By John W. Vander Velden
I understand that there have been times that have had a great effect upon my life. I had two teachers in the sixth grade. There was one — I shall call him Teacher A — that I feared. He made me yearn for three-thirty on Friday afternoons and dread Monday mornings. I witnessed Teacher A, in fits of anger, drag a student out of his seat and across that student’s desk, simply for giving the wrong answer. I felt on edge every moment, Teacher A taught our class. But the one thing I will never forget was the day Teacher A addressed me directly in class. He told me then that I reminded him of his brother and that I, like that brother, would not amount to a “hill of beans”.
A “hill of beans” is not a pile of soybeans of some consequence. No, the term refers to a mound of soil where perhaps four or five beans would be planted. That was a “hill of beans”. And though I did not know that exact meaning at the time I understood — lack of worth!

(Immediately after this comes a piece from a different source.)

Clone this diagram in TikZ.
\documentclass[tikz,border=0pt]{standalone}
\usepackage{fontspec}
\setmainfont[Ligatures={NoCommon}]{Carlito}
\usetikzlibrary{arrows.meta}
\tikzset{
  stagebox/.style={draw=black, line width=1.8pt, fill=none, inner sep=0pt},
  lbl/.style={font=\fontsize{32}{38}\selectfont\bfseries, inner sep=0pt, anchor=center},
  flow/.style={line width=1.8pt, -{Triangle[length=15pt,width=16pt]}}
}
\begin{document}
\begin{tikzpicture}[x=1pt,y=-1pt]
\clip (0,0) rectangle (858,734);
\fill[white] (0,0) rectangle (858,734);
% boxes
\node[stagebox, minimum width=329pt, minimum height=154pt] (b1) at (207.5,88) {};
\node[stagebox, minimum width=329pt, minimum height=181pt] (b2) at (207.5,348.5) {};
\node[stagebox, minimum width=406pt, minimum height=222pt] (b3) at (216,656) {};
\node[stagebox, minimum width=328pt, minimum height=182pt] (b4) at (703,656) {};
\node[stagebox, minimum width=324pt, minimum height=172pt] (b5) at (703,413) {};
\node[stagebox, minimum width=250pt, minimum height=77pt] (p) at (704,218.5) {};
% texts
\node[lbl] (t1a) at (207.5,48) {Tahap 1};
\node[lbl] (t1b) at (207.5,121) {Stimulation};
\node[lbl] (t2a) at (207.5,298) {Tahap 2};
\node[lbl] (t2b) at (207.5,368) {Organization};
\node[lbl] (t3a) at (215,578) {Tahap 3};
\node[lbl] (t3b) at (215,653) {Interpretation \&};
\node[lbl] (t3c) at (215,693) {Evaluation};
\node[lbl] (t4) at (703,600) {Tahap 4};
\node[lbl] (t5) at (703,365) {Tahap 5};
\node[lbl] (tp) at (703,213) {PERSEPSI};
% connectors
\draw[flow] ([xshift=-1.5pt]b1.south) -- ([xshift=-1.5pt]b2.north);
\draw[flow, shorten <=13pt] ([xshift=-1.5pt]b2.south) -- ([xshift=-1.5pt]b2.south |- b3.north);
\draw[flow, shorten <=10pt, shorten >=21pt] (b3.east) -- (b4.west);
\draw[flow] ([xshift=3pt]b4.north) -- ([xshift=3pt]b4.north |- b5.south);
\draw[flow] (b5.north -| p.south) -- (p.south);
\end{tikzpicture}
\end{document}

Then there was my other teacher. Let’s call that one Teacher B. Teacher B made us work harder than the other. But he also made learning fun. Yes, he had become frustrated with the same student that drew physical violence from Teacher A, but handled the situation very differently. He gave the student extra work at each infraction. Teacher B never had the need to lay a hand on any of us. But some months after Teacher A had branded me worthless, Teacher B took me into the hallway. I will remember that time for all my life. He showed me one of my examinations and explained how if I wrote a bit better, my grades would certainly improve. For he told me I was bright, and he would, by error, mark my papers because he could not make out that I had entered the correct response.
Strange isn’t it — how one moment — one comment can change a person. Growing up we had moved about and I had not really felt that I belonged at the school I found myself in then. But my grades did improve. I graduated in the top quarter of my high school class, while taking the most difficult courses available. Later I would graduate from the university with distinction.
Did I do these things to prove Teacher A wrong? I don’t think so. Did I achieve that level of excellence to please Teacher B? Perhaps. But I think the most important thing that happened in that hallway, so many years ago, was that I had a teacher tell me he thought I had potential — a potential I did not know I possessed.
So what is the bottom line? No one, not a teacher, parent or siblings, not fellow students or coworkers, not your friends and especially not your enemies, have the right to define who you are and what you will become. For each of us has grand potential and with hard work and determination nothing we set our sights upon need be beyond our reach. It is for each of us to find that spark that makes us unique. To use that spark to build a light that carries us to all that we can be.
Do not let someone define you. Only GOD knows your heart and from that heart of yours grandeur awaits. For each of us has potential — do something special!